• Instruction:
An exact copy of all the data is required, with pictures left out.

• Given material:
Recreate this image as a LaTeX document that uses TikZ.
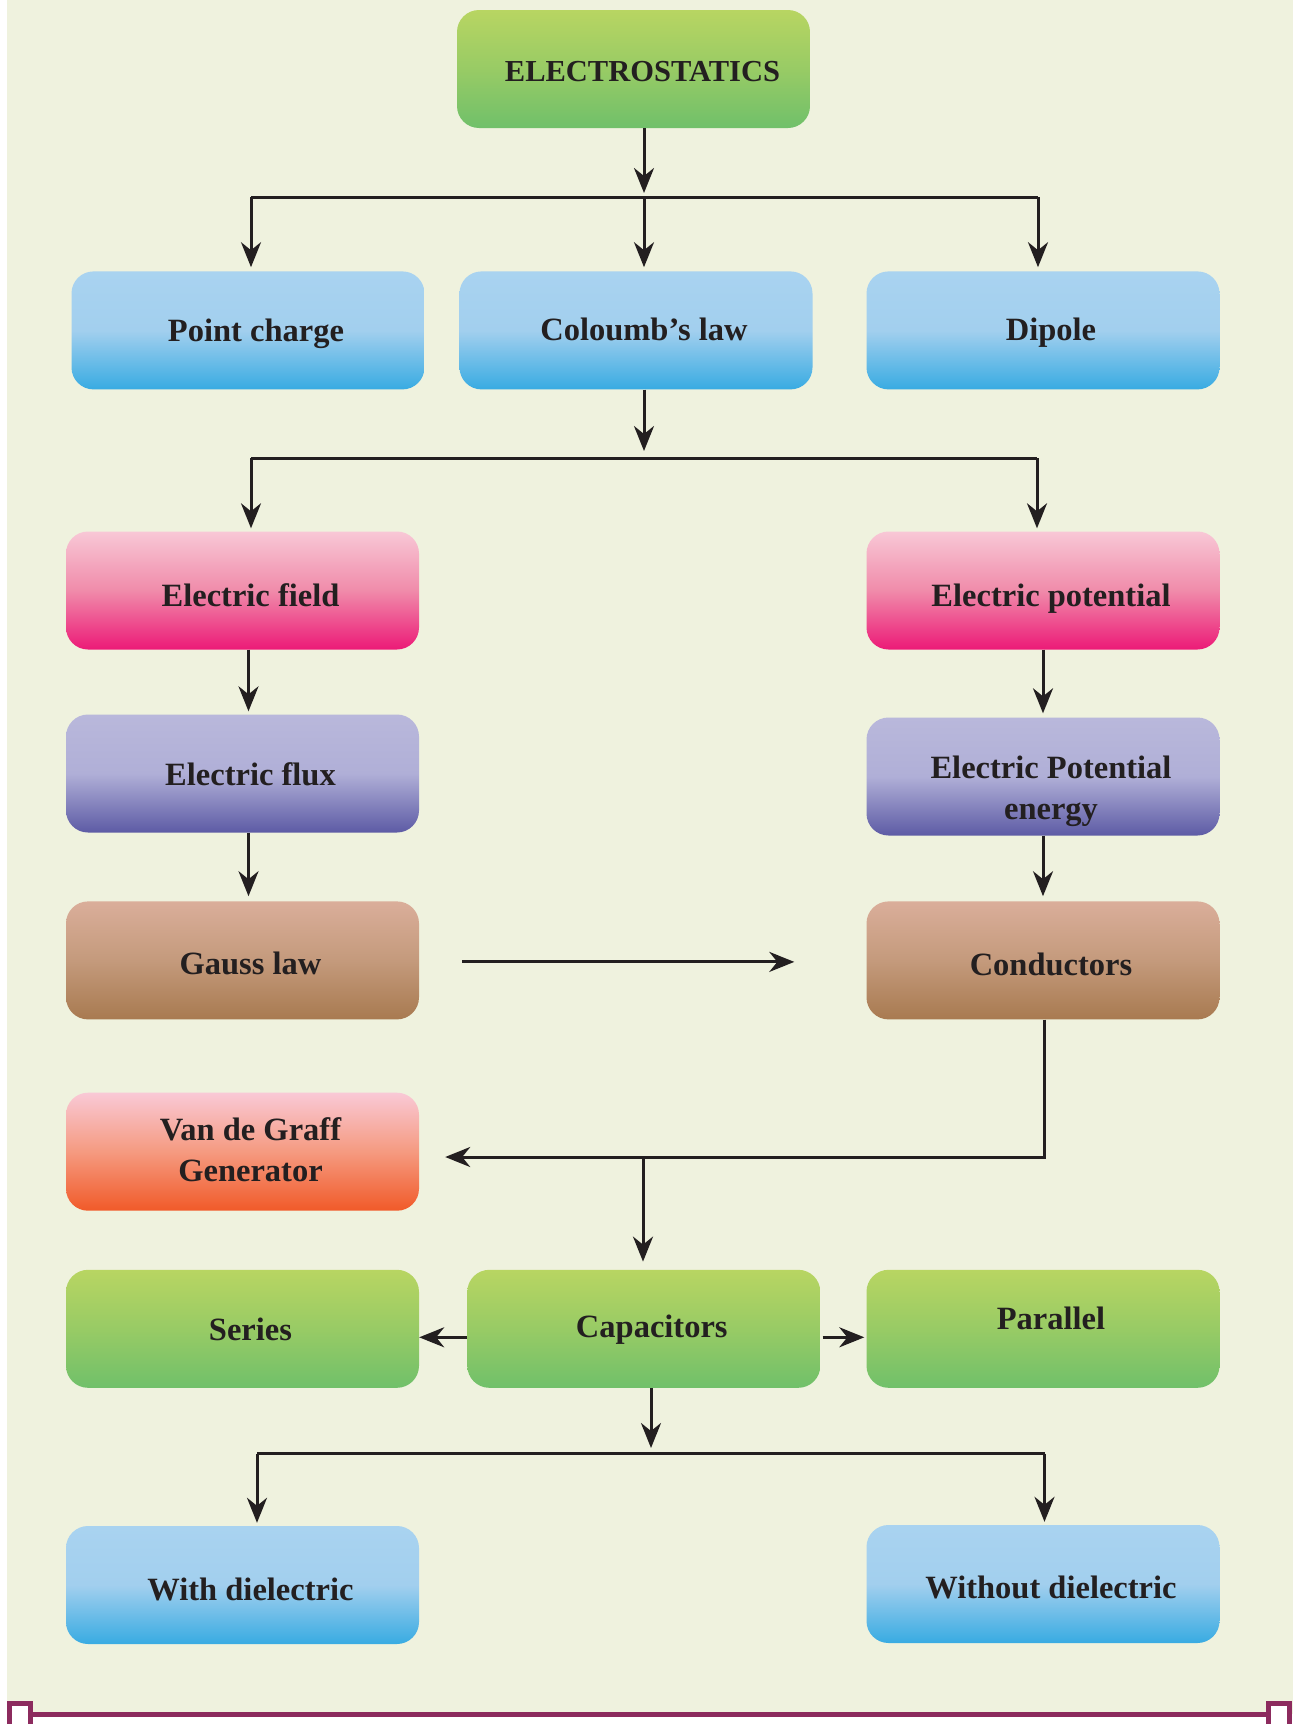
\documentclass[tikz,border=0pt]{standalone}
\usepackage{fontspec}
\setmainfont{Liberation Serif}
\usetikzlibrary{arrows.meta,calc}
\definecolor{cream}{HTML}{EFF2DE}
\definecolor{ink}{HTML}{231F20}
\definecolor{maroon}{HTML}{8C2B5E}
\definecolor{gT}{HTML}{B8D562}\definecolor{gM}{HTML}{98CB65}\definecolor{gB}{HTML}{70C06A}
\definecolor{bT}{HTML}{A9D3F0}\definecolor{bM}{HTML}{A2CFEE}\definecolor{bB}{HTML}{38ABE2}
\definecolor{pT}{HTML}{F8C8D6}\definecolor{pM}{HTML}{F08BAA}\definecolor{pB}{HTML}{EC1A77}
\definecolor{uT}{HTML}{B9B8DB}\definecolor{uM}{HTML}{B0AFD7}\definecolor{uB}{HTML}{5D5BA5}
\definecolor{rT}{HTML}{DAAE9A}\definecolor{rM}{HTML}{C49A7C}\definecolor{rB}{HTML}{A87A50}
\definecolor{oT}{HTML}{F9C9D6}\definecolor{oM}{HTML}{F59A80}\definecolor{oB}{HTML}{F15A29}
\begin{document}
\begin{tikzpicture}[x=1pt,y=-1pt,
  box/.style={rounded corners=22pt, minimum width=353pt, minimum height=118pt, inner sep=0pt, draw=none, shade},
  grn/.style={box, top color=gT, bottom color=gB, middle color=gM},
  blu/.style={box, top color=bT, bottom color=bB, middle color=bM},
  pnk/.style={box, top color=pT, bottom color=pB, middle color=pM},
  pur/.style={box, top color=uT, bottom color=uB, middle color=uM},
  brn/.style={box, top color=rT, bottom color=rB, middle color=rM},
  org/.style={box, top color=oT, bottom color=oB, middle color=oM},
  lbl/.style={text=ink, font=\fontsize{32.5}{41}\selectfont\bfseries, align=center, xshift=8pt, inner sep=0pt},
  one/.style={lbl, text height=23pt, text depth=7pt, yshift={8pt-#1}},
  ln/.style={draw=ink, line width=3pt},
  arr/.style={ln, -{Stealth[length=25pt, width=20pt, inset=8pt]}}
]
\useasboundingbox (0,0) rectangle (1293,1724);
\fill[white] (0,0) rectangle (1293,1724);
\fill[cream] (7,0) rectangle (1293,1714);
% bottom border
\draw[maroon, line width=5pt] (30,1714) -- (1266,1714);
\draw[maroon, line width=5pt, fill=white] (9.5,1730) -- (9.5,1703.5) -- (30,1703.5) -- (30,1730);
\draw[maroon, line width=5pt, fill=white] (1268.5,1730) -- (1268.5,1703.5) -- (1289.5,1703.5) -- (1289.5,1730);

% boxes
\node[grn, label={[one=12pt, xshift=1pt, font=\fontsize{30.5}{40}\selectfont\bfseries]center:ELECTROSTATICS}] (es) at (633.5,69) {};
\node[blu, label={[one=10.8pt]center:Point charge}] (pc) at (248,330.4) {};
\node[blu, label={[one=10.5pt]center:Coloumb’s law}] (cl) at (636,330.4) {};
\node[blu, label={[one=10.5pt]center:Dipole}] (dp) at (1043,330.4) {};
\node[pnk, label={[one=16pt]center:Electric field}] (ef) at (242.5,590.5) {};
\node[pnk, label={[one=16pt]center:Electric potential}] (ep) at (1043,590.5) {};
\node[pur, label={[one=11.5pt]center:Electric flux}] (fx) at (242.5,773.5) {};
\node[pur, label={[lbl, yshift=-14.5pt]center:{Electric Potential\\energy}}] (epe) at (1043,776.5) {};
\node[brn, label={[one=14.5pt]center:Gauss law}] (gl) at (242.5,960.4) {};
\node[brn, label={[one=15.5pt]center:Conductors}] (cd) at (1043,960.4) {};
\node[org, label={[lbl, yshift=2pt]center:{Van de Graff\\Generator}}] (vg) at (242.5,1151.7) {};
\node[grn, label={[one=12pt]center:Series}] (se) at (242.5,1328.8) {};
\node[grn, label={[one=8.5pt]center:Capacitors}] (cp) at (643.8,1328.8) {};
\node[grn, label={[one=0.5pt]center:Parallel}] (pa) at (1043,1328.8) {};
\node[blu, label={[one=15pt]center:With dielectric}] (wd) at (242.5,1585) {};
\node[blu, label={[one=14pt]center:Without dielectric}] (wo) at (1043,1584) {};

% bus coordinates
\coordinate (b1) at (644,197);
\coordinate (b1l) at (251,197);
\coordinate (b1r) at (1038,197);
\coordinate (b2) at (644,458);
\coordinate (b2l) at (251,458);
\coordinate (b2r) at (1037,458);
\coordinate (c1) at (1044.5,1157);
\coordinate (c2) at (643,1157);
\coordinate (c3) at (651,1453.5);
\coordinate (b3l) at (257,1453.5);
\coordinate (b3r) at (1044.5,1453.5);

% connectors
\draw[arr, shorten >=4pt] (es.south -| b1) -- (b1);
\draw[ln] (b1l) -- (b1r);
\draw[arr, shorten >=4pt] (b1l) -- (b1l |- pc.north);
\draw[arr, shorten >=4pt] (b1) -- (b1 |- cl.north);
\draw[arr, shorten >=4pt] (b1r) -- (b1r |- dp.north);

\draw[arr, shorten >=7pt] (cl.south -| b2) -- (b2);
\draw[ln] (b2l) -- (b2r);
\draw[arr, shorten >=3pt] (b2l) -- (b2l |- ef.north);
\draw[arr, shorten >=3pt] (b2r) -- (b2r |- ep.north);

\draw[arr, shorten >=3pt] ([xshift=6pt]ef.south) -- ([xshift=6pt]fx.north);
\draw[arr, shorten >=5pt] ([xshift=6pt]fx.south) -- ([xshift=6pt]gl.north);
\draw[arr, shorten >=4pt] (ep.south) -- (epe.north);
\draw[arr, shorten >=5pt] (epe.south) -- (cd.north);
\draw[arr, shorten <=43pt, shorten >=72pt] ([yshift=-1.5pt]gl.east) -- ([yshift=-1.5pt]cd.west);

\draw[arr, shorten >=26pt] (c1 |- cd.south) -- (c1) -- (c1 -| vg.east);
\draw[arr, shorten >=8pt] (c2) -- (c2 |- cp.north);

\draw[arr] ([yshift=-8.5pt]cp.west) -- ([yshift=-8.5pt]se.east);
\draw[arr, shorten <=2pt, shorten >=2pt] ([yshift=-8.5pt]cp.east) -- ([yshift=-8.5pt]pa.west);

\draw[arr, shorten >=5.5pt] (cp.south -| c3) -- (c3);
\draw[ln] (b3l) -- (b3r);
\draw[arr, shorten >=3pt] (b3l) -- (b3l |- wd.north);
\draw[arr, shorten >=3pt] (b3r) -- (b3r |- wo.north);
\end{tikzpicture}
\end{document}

• Solution to the problem:
Recreate this image as a LaTeX document that uses TikZ.
\documentclass[tikz,border=0pt]{standalone}
\usepackage{fontspec}
\setmainfont{Liberation Serif}
\usetikzlibrary{arrows.meta,calc}
\definecolor{cream}{HTML}{EFF2DE}
\definecolor{ink}{HTML}{231F20}
\definecolor{maroon}{HTML}{8C2B5E}
\definecolor{gT}{HTML}{B8D562}\definecolor{gM}{HTML}{98CB65}\definecolor{gB}{HTML}{70C06A}
\definecolor{bT}{HTML}{A9D3F0}\definecolor{bM}{HTML}{A2CFEE}\definecolor{bB}{HTML}{38ABE2}
\definecolor{pT}{HTML}{F8C8D6}\definecolor{pM}{HTML}{F08BAA}\definecolor{pB}{HTML}{EC1A77}
\definecolor{uT}{HTML}{B9B8DB}\definecolor{uM}{HTML}{B0AFD7}\definecolor{uB}{HTML}{5D5BA5}
\definecolor{rT}{HTML}{DAAE9A}\definecolor{rM}{HTML}{C49A7C}\definecolor{rB}{HTML}{A87A50}
\definecolor{oT}{HTML}{F9C9D6}\definecolor{oM}{HTML}{F59A80}\definecolor{oB}{HTML}{F15A29}
\begin{document}
\begin{tikzpicture}[x=1pt,y=-1pt,
  box/.style={rounded corners=22pt, minimum width=353pt, minimum height=118pt, inner sep=0pt, draw=none, shade},
  grn/.style={box, top color=gT, bottom color=gB, middle color=gM},
  blu/.style={box, top color=bT, bottom color=bB, middle color=bM},
  pnk/.style={box, top color=pT, bottom color=pB, middle color=pM},
  pur/.style={box, top color=uT, bottom color=uB, middle color=uM},
  brn/.style={box, top color=rT, bottom color=rB, middle color=rM},
  org/.style={box, top color=oT, bottom color=oB, middle color=oM},
  lbl/.style={text=ink, font=\fontsize{32.5}{41}\selectfont\bfseries, align=center, xshift=8pt, inner sep=0pt},
  one/.style={lbl, text height=23pt, text depth=7pt, yshift={8pt-#1}},
  ln/.style={draw=ink, line width=3pt},
  arr/.style={ln, -{Stealth[length=25pt, width=20pt, inset=8pt]}}
]
\useasboundingbox (0,0) rectangle (1293,1724);
\fill[white] (0,0) rectangle (1293,1724);
\fill[cream] (7,0) rectangle (1293,1714);
% bottom border
\draw[maroon, line width=5pt] (30,1714) -- (1266,1714);
\draw[maroon, line width=5pt, fill=white] (9.5,1730) -- (9.5,1703.5) -- (30,1703.5) -- (30,1730);
\draw[maroon, line width=5pt, fill=white] (1268.5,1730) -- (1268.5,1703.5) -- (1289.5,1703.5) -- (1289.5,1730);

% boxes
\node[grn, label={[one=12pt, xshift=1pt, font=\fontsize{30.5}{40}\selectfont\bfseries]center:ELECTROSTATICS}] (es) at (633.5,69) {};
\node[blu, label={[one=10.8pt]center:Point charge}] (pc) at (248,330.4) {};
\node[blu, label={[one=10.5pt]center:Coloumb’s law}] (cl) at (636,330.4) {};
\node[blu, label={[one=10.5pt]center:Dipole}] (dp) at (1043,330.4) {};
\node[pnk, label={[one=16pt]center:Electric field}] (ef) at (242.5,590.5) {};
\node[pnk, label={[one=16pt]center:Electric potential}] (ep) at (1043,590.5) {};
\node[pur, label={[one=11.5pt]center:Electric flux}] (fx) at (242.5,773.5) {};
\node[pur, label={[lbl, yshift=-14.5pt]center:{Electric Potential\\energy}}] (epe) at (1043,776.5) {};
\node[brn, label={[one=14.5pt]center:Gauss law}] (gl) at (242.5,960.4) {};
\node[brn, label={[one=15.5pt]center:Conductors}] (cd) at (1043,960.4) {};
\node[org, label={[lbl, yshift=2pt]center:{Van de Graff\\Generator}}] (vg) at (242.5,1151.7) {};
\node[grn, label={[one=12pt]center:Series}] (se) at (242.5,1328.8) {};
\node[grn, label={[one=8.5pt]center:Capacitors}] (cp) at (643.8,1328.8) {};
\node[grn, label={[one=0.5pt]center:Parallel}] (pa) at (1043,1328.8) {};
\node[blu, label={[one=15pt]center:With dielectric}] (wd) at (242.5,1585) {};
\node[blu, label={[one=14pt]center:Without dielectric}] (wo) at (1043,1584) {};

% bus coordinates
\coordinate (b1) at (644,197);
\coordinate (b1l) at (251,197);
\coordinate (b1r) at (1038,197);
\coordinate (b2) at (644,458);
\coordinate (b2l) at (251,458);
\coordinate (b2r) at (1037,458);
\coordinate (c1) at (1044.5,1157);
\coordinate (c2) at (643,1157);
\coordinate (c3) at (651,1453.5);
\coordinate (b3l) at (257,1453.5);
\coordinate (b3r) at (1044.5,1453.5);

% connectors
\draw[arr, shorten >=4pt] (es.south -| b1) -- (b1);
\draw[ln] (b1l) -- (b1r);
\draw[arr, shorten >=4pt] (b1l) -- (b1l |- pc.north);
\draw[arr, shorten >=4pt] (b1) -- (b1 |- cl.north);
\draw[arr, shorten >=4pt] (b1r) -- (b1r |- dp.north);

\draw[arr, shorten >=7pt] (cl.south -| b2) -- (b2);
\draw[ln] (b2l) -- (b2r);
\draw[arr, shorten >=3pt] (b2l) -- (b2l |- ef.north);
\draw[arr, shorten >=3pt] (b2r) -- (b2r |- ep.north);

\draw[arr, shorten >=3pt] ([xshift=6pt]ef.south) -- ([xshift=6pt]fx.north);
\draw[arr, shorten >=5pt] ([xshift=6pt]fx.south) -- ([xshift=6pt]gl.north);
\draw[arr, shorten >=4pt] (ep.south) -- (epe.north);
\draw[arr, shorten >=5pt] (epe.south) -- (cd.north);
\draw[arr, shorten <=43pt, shorten >=72pt] ([yshift=-1.5pt]gl.east) -- ([yshift=-1.5pt]cd.west);

\draw[arr, shorten >=26pt] (c1 |- cd.south) -- (c1) -- (c1 -| vg.east);
\draw[arr, shorten >=8pt] (c2) -- (c2 |- cp.north);

\draw[arr] ([yshift=-8.5pt]cp.west) -- ([yshift=-8.5pt]se.east);
\draw[arr, shorten <=2pt, shorten >=2pt] ([yshift=-8.5pt]cp.east) -- ([yshift=-8.5pt]pa.west);

\draw[arr, shorten >=5.5pt] (cp.south -| c3) -- (c3);
\draw[ln] (b3l) -- (b3r);
\draw[arr, shorten >=3pt] (b3l) -- (b3l |- wd.north);
\draw[arr, shorten >=3pt] (b3r) -- (b3r |- wo.north);
\end{tikzpicture}
\end{document}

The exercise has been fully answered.